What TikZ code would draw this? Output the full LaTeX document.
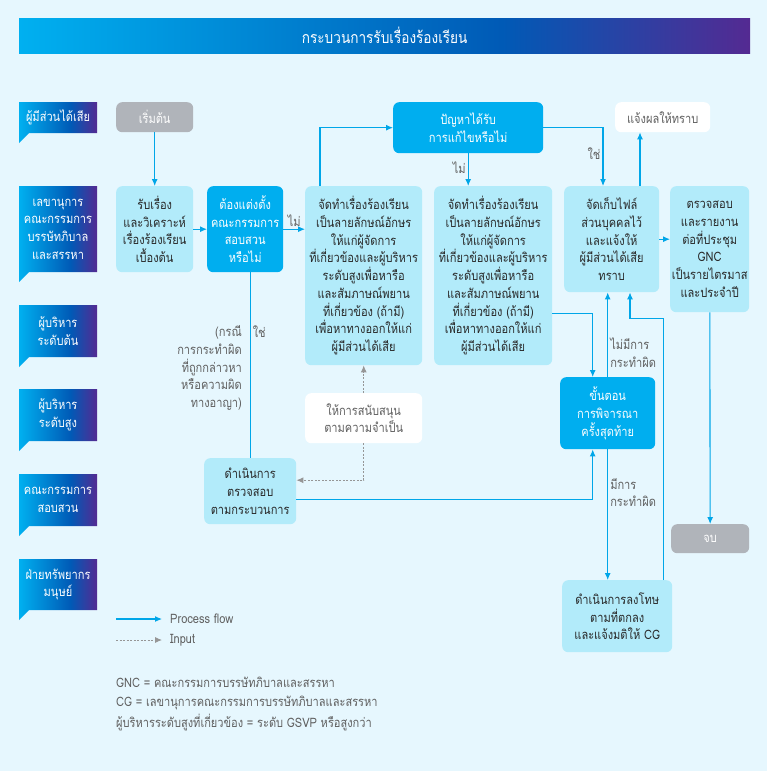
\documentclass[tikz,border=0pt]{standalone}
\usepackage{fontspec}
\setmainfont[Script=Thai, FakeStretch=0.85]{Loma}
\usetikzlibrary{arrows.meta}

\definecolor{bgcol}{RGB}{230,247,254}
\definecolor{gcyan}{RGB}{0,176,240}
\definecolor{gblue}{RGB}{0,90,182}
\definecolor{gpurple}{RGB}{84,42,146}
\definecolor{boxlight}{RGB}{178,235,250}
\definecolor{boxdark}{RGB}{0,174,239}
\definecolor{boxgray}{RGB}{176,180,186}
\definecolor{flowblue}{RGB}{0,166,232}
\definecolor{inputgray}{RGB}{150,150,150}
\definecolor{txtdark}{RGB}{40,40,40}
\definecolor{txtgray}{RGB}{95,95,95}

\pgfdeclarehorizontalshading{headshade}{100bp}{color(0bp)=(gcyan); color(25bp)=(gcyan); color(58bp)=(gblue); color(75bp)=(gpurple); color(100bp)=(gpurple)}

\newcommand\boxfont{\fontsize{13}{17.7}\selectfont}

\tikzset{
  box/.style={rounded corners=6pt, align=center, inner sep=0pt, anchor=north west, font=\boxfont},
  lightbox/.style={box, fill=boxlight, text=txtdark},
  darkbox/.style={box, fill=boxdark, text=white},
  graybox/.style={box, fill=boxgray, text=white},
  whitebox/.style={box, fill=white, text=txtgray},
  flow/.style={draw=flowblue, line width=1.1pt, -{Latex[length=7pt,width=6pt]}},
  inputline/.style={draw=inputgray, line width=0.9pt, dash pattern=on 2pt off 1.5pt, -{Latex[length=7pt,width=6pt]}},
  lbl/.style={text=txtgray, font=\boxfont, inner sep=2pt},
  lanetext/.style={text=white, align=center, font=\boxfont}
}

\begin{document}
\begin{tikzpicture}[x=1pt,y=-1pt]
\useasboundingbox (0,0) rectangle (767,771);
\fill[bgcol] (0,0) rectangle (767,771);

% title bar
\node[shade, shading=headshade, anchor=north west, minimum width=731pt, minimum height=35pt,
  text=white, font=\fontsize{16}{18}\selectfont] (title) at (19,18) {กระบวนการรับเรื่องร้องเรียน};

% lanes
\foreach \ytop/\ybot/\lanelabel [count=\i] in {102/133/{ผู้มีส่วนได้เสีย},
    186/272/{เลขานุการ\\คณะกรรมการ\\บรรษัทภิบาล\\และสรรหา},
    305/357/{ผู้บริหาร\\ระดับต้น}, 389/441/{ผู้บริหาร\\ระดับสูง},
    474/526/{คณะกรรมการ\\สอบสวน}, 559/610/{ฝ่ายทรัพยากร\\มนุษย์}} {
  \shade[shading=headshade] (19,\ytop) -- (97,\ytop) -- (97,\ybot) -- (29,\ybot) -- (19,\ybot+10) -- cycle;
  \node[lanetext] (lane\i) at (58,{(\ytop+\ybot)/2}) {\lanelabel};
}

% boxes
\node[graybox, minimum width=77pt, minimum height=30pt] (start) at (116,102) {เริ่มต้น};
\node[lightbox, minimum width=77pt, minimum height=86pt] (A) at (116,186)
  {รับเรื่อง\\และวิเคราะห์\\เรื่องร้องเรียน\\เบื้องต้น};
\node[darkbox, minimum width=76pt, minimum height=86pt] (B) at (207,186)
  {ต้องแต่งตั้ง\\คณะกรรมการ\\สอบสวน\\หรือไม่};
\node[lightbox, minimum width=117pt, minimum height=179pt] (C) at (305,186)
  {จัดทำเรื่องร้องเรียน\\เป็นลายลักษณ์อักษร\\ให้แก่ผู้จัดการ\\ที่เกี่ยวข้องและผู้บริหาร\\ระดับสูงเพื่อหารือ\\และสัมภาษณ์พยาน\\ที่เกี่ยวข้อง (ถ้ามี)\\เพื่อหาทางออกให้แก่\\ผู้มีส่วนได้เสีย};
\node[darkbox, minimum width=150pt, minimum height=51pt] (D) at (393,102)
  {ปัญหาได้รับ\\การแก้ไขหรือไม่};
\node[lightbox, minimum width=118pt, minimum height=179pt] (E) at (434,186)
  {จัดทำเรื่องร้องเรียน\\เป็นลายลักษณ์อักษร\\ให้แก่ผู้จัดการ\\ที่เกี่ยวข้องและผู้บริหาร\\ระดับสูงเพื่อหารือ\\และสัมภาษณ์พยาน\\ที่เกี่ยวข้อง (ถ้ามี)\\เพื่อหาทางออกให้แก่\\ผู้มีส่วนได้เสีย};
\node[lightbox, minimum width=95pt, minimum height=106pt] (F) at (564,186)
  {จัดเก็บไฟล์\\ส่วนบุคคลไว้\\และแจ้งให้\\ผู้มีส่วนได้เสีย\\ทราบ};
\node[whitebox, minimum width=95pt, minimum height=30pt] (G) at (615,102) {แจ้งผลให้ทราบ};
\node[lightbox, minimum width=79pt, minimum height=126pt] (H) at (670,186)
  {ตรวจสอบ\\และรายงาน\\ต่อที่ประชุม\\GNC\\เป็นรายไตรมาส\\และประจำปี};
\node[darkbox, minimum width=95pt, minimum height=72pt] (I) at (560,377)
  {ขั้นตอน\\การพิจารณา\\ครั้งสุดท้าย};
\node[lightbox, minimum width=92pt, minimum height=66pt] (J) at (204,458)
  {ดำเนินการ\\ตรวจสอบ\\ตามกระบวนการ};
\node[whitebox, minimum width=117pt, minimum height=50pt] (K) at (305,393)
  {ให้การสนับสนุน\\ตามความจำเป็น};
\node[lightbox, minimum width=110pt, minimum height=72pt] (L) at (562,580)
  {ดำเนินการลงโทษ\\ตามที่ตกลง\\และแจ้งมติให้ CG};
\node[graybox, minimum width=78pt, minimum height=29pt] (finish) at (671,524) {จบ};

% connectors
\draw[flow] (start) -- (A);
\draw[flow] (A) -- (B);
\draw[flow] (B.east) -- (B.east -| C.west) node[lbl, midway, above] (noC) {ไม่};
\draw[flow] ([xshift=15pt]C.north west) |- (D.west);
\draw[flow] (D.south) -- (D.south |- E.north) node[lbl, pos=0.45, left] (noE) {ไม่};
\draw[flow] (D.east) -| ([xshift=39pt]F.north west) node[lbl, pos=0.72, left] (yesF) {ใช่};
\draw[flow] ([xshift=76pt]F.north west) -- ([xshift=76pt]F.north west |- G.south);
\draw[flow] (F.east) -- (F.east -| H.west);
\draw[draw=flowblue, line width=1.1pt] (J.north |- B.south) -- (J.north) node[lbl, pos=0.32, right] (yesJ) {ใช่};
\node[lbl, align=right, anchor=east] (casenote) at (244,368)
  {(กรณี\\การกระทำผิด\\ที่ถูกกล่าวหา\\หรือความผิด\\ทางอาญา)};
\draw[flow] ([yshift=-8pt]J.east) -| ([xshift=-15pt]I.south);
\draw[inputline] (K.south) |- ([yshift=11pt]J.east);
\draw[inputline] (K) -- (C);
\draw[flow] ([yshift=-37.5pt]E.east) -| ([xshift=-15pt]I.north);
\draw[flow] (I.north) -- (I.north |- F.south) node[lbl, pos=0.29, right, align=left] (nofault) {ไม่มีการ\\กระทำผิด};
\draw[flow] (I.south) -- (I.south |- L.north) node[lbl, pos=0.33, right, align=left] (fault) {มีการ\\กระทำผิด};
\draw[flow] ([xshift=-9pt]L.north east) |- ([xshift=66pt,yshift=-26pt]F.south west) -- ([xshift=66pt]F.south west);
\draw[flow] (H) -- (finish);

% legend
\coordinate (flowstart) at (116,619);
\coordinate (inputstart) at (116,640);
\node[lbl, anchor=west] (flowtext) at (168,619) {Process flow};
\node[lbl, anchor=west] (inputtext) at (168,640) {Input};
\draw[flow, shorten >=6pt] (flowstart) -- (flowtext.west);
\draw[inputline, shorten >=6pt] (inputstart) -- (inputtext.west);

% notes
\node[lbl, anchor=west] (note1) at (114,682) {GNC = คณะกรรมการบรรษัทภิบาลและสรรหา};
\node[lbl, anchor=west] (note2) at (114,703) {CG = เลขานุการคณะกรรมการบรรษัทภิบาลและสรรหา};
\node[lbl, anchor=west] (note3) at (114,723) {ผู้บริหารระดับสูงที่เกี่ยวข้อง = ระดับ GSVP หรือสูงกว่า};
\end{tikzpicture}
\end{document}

****

Restate each line from the start of the listing through the line bearing "color(25bp)=(gcyan); color(58bp)=(gblue); color(75bp)=(gpurple);" word for word. Drop the pictures.

SOLUTION FOR THIS PROBLEM:
What TikZ code would draw this? Output the full LaTeX document.
\documentclass[tikz,border=0pt]{standalone}
\usepackage{fontspec}
\setmainfont[Script=Thai, FakeStretch=0.85]{Loma}
\usetikzlibrary{arrows.meta}

\definecolor{bgcol}{RGB}{230,247,254}
\definecolor{gcyan}{RGB}{0,176,240}
\definecolor{gblue}{RGB}{0,90,182}
\definecolor{gpurple}{RGB}{84,42,146}
\definecolor{boxlight}{RGB}{178,235,250}
\definecolor{boxdark}{RGB}{0,174,239}
\definecolor{boxgray}{RGB}{176,180,186}
\definecolor{flowblue}{RGB}{0,166,232}
\definecolor{inputgray}{RGB}{150,150,150}
\definecolor{txtdark}{RGB}{40,40,40}
\definecolor{txtgray}{RGB}{95,95,95}

\pgfdeclarehorizontalshading{headshade}{100bp}{color(0bp)=(gcyan); color(25bp)=(gcyan); color(58bp)=(gblue); color(75bp)=(gpurple); color(100bp)=(gpurple)}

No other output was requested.